It should come as no surprise to folks that the job of being a pastor is pretty stressful. Interestingly, being a minister was wedged between being an assisted living coordinator and marriage counselor in a recent CNN article. If only the writer of the article had understood that we often have ample opportunity to do those jobs too!
In all seriousness, I think most people get it when it comes to the demands put on a minister, and while the stress should be no surprise to most, for some, it often is. All of us will eventually get the occasional comment about how we “only” have to work one day a week, wink, wink, nudge, nudge. Feel that? That was your blood pressure rising as your inner voice mimicked the voice of “that” particular parishioner.
So what is a poor pastor to do? Combine this picture with all the perennial stressors of family life, bills, the present state of the world, and the endless litany of social ills to be found only a finger click away, I think it is fair to say that for all of us, especially ministers, sometimes approach what we might characterize as despair.
It’s not that we hate what we do; it’s not that we don’t think that God has gone radio silent; it’s not that with a little quiet time we can regain some calm amidst the storm — no. The best I can do in describing this feeling is in terms of weight. It feels like we carry an additional hundred pound sack on our backs, and it weighs on our hearts and our minds, and if we aren’t careful, that weight will sap us of our strength.
So, again, what to do?

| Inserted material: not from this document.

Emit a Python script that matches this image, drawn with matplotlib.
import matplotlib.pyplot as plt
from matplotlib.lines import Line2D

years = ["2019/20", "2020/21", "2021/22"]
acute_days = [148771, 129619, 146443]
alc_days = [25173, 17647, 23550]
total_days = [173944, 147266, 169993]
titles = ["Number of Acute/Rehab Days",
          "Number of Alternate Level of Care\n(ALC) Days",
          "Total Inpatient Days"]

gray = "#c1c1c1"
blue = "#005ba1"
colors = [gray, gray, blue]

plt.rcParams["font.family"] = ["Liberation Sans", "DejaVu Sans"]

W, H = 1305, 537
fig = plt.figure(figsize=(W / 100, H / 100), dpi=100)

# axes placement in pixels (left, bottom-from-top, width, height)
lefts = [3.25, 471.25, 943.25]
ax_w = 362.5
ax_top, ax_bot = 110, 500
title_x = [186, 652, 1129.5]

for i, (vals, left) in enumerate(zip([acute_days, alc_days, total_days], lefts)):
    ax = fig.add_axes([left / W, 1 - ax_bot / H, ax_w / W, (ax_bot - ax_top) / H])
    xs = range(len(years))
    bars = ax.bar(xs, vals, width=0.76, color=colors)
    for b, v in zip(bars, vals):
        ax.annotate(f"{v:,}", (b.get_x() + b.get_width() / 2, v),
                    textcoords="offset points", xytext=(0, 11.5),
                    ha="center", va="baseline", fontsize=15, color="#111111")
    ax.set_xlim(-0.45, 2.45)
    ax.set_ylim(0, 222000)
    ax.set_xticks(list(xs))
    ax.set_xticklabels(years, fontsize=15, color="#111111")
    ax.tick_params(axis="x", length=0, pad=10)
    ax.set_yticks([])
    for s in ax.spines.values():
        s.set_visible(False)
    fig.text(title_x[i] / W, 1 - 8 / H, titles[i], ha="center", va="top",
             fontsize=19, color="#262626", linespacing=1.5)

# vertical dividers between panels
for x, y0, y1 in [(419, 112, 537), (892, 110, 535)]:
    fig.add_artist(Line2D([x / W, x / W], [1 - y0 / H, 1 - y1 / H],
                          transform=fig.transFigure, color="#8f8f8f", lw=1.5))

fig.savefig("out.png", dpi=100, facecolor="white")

For me, prayer is helpful, as is Scripture study, but there are times I turn to poetry and allow the words to soothe me and remind me of my place in the larger scheme things. Feeling those feelings, I remember a poem from Wendell Berry:
The Peace of Wild Things
When despair for the world grows in me and I wake in the night at the least sound in fear of what my life and my children's lives may be, I go and lie down where the wood drake rests in his beauty on the water, and the great heron feeds. I come into the peace of wild things who do not tax their lives with forethought of grief. I come into the presence of still water. And I feel above me the day-blind stars waiting with their light. For a time I rest in the grace of the world, and am free.
“I rest in the grace of the world, and am free.” Powerful stuff. For me, resting in that grace evokes the religious dimension of my life. The words of Jesus and the prayers we pray for one another bring moments of rest beside the still waters my soul seeks. (Psalm 23) Yet here in Berry’s poem, there is a need to both embody that reality, and to be enveloped in an embodied reality when our brains are a whirl lest we forget that even the “Word became flesh and dwelt among us.” (John 1:14) “In fear of what my life and my children’s lives may be,” he takes a walk outside, looks at the stars, and sees in the cool moment of evening a world that speaks a sublime and marvelous mystery to him. In that moment, he is free because he rests in the knowledge that the same mystery is at work in him.
Sometimes, finding peace amidst despair is simply a matter of watching, listening and giving ourselves over, for it is in giving that we learn to receive.